There’s been some debate about whether the retrospective change should also cover restarting a service, clearing down log files, restarting the web services, SQL for example.

Let me give you an example, I restart IIS on a web server because the site is down, this technically is a change to production, but the work would traditionally be done under and incident, site is down, restart IIS, move on. The change team and the business lines are asking “Is that not a retrospective change?”. Should they not be notified?

It’s one of those things which is going to depend on your company change policy, coupled with your business teams requirements, that is the sensitivity of the system involved. Ultimately we need to define the parameters of the change process. Restarting the services on a server could be constituted as a change, by logging in you’re changing the server, you’re writing data to your profile, your registry keys. What we need to accept though, is that it’s not always going to be black and white. Should you not be operating on the basis that if you’re restarting a service/process/server to resolve an issue is only a change if you are making a change to the systems’ configuration or causing a further outage to the end user(s)?

I see, and what’s the VMWare issue?  I ask

Well that’s an interesting one.
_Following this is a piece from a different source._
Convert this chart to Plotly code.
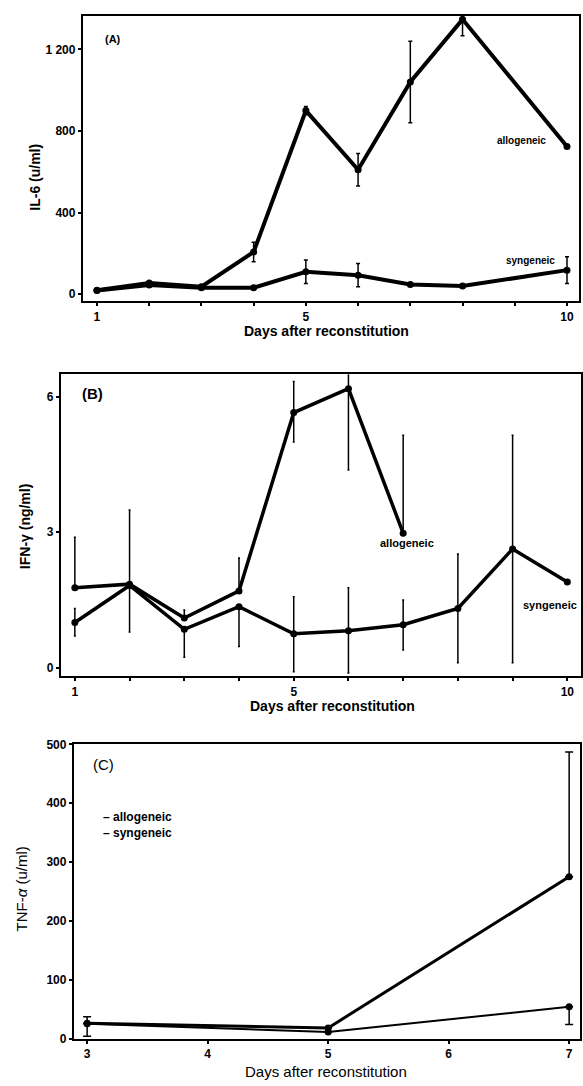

We’re VMWare’d up, we’ve got VMotion to allow us to move virtual instances around the environment so that we can carry out necessary maintenance on an ESX server, or if one application needs to do some special testing, we can move their machines to a server with less virtual machines on it to avoid affecting other users.  The issue is moving a virtual machine from ESX to ESX a change? 

Also we’ve been adding new networks to some of the ESX servers to bring in new services, market data feeds etc, is this a change?

The answer I suppose is yes. But again it depends on the context. I’d argue that moving machines around the infrastructure is a change but not necessarily one that’s going to result in an outage to the end user. Crucially will it not depend on the chargeback model? If I own the infrastructure, you’re effectively renting a process and some storage from me with a requirement for a specific availability, the processor, the asset that it is powered by should be immaterial. Certainly as we take virtualization to the next level and we try an automate the virtual infrastructure, surely this kind of thing might be automatic how do you manage that in terms of the change process.

Stepping back a minute if I decide to shut down and replace the array controller in an ESX server during the day, and this means I have to move virtual machines to another ESX host, I suppose this would be a change as you’re carrying out scheduled work. Again it’s going to depend on your business, your change process.

Both issues are set to continue, in the meantime thanks to Chris for going over what he’s been talking about, and for dinner.